The valleys of Watlowes and Gordale were cut by meltwater, probably first beneath and then beyond the snout of a waning Devensian glacier (Waltham and Davies, 1987). The tufa deposits are all almost certainly Holocene in age (Pentecost, 1981).

Conclusions

The area bounded by the Middle and North Craven Faults of the Malham district has long been recognized to include some of the country's best developed glaciokarst landforms and shows a spectacular relationship to the regional geological structure. Malham Cove and Gordale Scar especially provide two excellent examples of glaciokarstic landforms, both formed in part by erosional retreat from a fault scarp.
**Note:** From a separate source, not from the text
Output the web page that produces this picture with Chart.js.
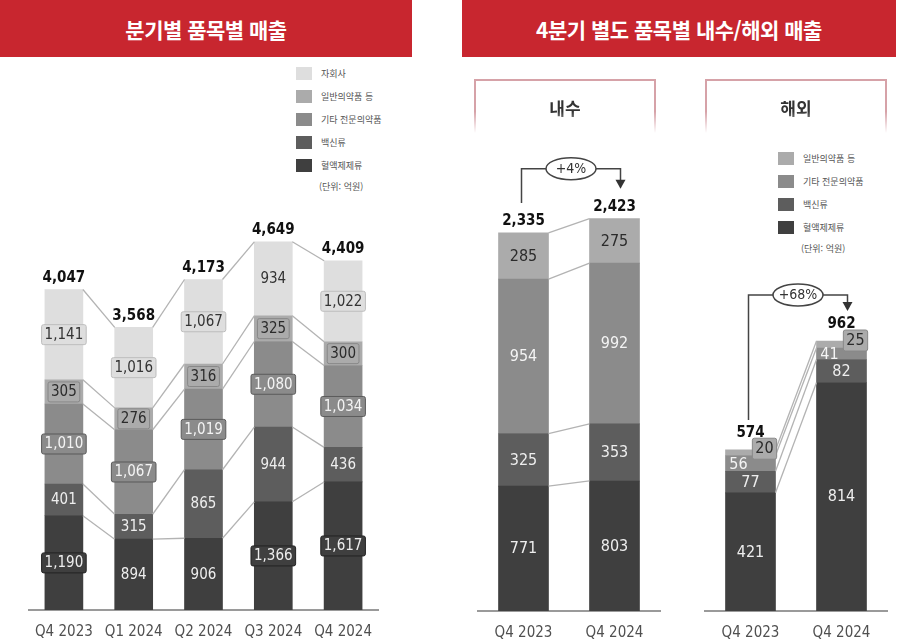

Malham Cove is a unique feature, partly an old waterfall, partly a glacial step, whose origins are complex and highly debated. Gordale Scar is a spectacular karst gorge entrenched between very high limestone cliffs. It was cut largely by meltwater; its active and fossil tufa deposits are the best exposed and among the most massive in Britain. The karst also contains many other impressive features, including the Watlowes dry valley and several expanses of well developed limestone pavement. The Malham drainage system is a classic example of the complexity of karstic hydrogeology.